Powoli chyba kończę warzenie w tym sezonie, robi się ciepło, butelek powoli zaczyna brakować a i zmiana stanu cywilnego powoli się zbliża i trzeba zmienić priorytety
Wczoraj pracowite popołudnie miałem: warka #5 Diabeł Łańcucki zatrzymała się na 3,5BLG - rozlałem do butelek z ok 8g/l cukru. Już nie jest takie gorzkie, wręcz przeciwnie - czekam aż się nagazuje
Warka #6 Ostatni Irlandczyk zeszła już do 2,5BLG - przelana na klarowanie. Chciałem zatrzeć bardziej na słodko, ale jak wydać coś nie wyszło...

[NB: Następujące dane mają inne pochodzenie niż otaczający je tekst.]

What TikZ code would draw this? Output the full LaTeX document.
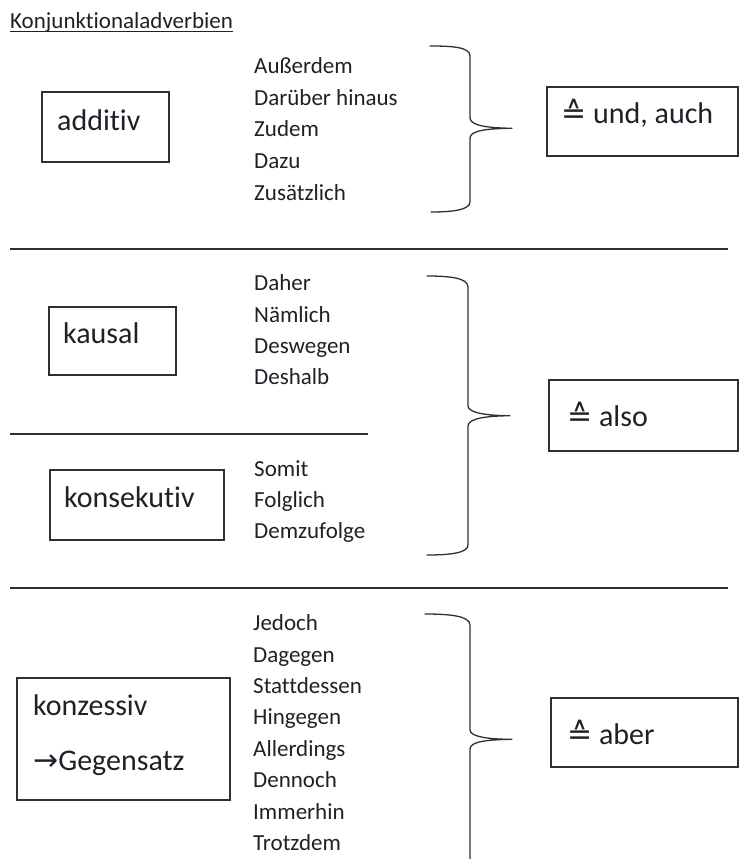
\documentclass[tikz,border=0pt]{standalone}
\usepackage{fontspec}
\setmainfont[Ligatures=NoCommon]{Carlito}
\newfontfamily\symbolfont{DejaVu Sans}
\definecolor{inkgray}{RGB}{30,34,40}
\definecolor{boxgray}{RGB}{45,48,52}

\begin{document}
\begin{tikzpicture}[x=1pt,y=-1pt]
    % Define the styles for the boxes, labels, words and lines
    \tikzstyle{catbox}=[rectangle, draw=boxgray, line width=1.4pt, inner sep=0pt]
    \tikzstyle{catlabel}=[anchor=base west, inner sep=0pt, text=inkgray, font=\fontsize{30}{36}\selectfont]
    \tikzstyle{wordtext}=[anchor=base west, inner sep=0pt, text=inkgray, font=\fontsize{23}{28}\selectfont]
    \tikzstyle{titletext}=[anchor=base west, inner sep=0pt, text=inkgray, font=\fontsize{23}{28}\selectfont]
    \tikzstyle{rule}=[draw=boxgray, line width=1.5pt]
    \tikzstyle{brace}=[draw=boxgray, line width=1.3pt, line join=round, line cap=round]

    \useasboundingbox (0,0) rectangle (739,859);

    % Draw the title
    \node[titletext] (title) at (10,28.3) {Konjunktionaladverbien};
    \draw[inkgray, line width=1pt] ([yshift=-3.6pt]title.base west) -- ([yshift=-3.6pt]title.base east);

    % Draw the category boxes
    \node[catbox, minimum width=127pt, minimum height=70pt] (additivbox) at (105.5,127) {};
    \node[catlabel] (additiv) at (57,130) {additiv};
    \node[catbox, minimum width=127pt, minimum height=68pt] (kausalbox) at (112.5,341) {};
    \node[catlabel] (kausal) at (63,343) {kausal};
    \node[catbox, minimum width=174pt, minimum height=70pt] (konsekutivbox) at (137,505) {};
    \node[catlabel] (konsekutiv) at (64,507) {konsekutiv};
    \node[catbox, minimum width=213pt, minimum height=122pt] (konzessivbox) at (123.5,739) {};
    \node[catlabel] (konzessiv) at (33,715) {konzessiv};
    \node[catlabel] (gegensatz) at (33,770) {{\symbolfont →}Gegensatz};

    % Draw the words
    \node[wordtext] (ausserdem) at (254,73.5) {Außerdem};
    \node[wordtext] (darueber) at (254,105) {Darüber hinaus};
    \node[wordtext] (zudem) at (254,136.7) {Zudem};
    \node[wordtext] (dazu) at (254,168.3) {Dazu};
    \node[wordtext] (zusaetzlich) at (254,200) {Zusätzlich};

    \node[wordtext] (daher) at (254,290.7) {Daher};
    \node[wordtext] (naemlich) at (254,322) {Nämlich};
    \node[wordtext] (deswegen) at (254,353.4) {Deswegen};
    \node[wordtext] (deshalb) at (254,384.8) {Deshalb};

    \node[wordtext] (somit) at (254,476.7) {Somit};
    \node[wordtext] (folglich) at (254,507.5) {Folglich};
    \node[wordtext] (demzufolge) at (254,538) {Demzufolge};

    \node[wordtext] (jedoch) at (253,630.7) {Jedoch};
    \node[wordtext] (dagegen) at (253,662) {Dagegen};
    \node[wordtext] (stattdessen) at (253,693.4) {Stattdessen};
    \node[wordtext] (hingegen) at (253,724.8) {Hingegen};
    \node[wordtext] (allerdings) at (253,756.2) {Allerdings};
    \node[wordtext] (dennoch) at (253,787.6) {Dennoch};
    \node[wordtext] (immerhin) at (253,819) {Immerhin};
    \node[wordtext] (trotzdem) at (253,850.4) {Trotzdem};

    % Draw the braces
    \draw[brace] (430,46) .. controls (452,46) and (470,47) .. (470,56)
        -- (470,118) .. controls (470,126) and (490,128) .. (512,128.3)
        .. controls (490,128.5) and (470,130) .. (470,138)
        -- (470,202) .. controls (470,210) and (452,212) .. (431,212);
    \draw[brace] (427,276) .. controls (450,276) and (468,278) .. (468,287)
        -- (468,406) .. controls (468,413) and (488,415.7) .. (510,415.7)
        .. controls (488,416) and (468,418) .. (468,426)
        -- (468,545) .. controls (468,553) and (450,555) .. (427,555);
    \draw[brace] (425,614) .. controls (450,614) and (470,616) .. (470,625)
        -- (470,730) .. controls (470,737) and (490,739.3) .. (512,739.3)
        .. controls (490,739.6) and (470,741) .. (470,749)
        -- (470,862);

    % Draw the result boxes
    \node[catbox, minimum width=191pt, minimum height=69pt] (undbox) at (642.5,121.5) {};
    \node[catlabel] (und) at (561,123) {{\symbolfont ≙} und, auch};
    \node[catbox, minimum width=189pt, minimum height=71pt] (alsobox) at (643.5,415.5) {};
    \node[catlabel] (also) at (567,426) {{\symbolfont ≙} also};
    \node[catbox, minimum width=187pt, minimum height=69pt] (aberbox) at (644.5,732.5) {};
    \node[catlabel] (aber) at (567,744) {{\symbolfont ≙} aber};

    % Draw the separating lines
    \draw[rule] (10,249) -- (728,249);
    \draw[rule] (10,434) -- (368,434);
    \draw[rule] (10,588) -- (728,588);
\end{tikzpicture}
\end{document}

I, jako że nie lubię pustych fermentatorów, uwarzyłem jeszcze:
#7 Bursztynek na plaży
12.04.2012
Słód pilzneński 3 kg
Słód monachijski 1,5 kg
Słód Amber 0,2kg
Słód melanoidynowy 0,2kg
Zacieranie:
63°C - 30'
72°C - 30'
76°C - 10'
Wysładzając, zebraną już brzeczkę odrazu gotowałem - i dobrze, bo robiło się miejsce w garze na następne wody wysłodkowe
Chmielenie (70min):
60' - 20g Marynki
40' - 35g Fuggles
5' - 15g Lubelskiego
Po oddzieleniu chmielin (jakieś 1,5litra) wyszło 20 litrów, ok 13BLG. Chyba jeszcze doleję 1,5 litra wody, bo celowałem w 12 BLG
Zadane Danstarami po warce #6, miejmy nadzieję że ruszy szybko.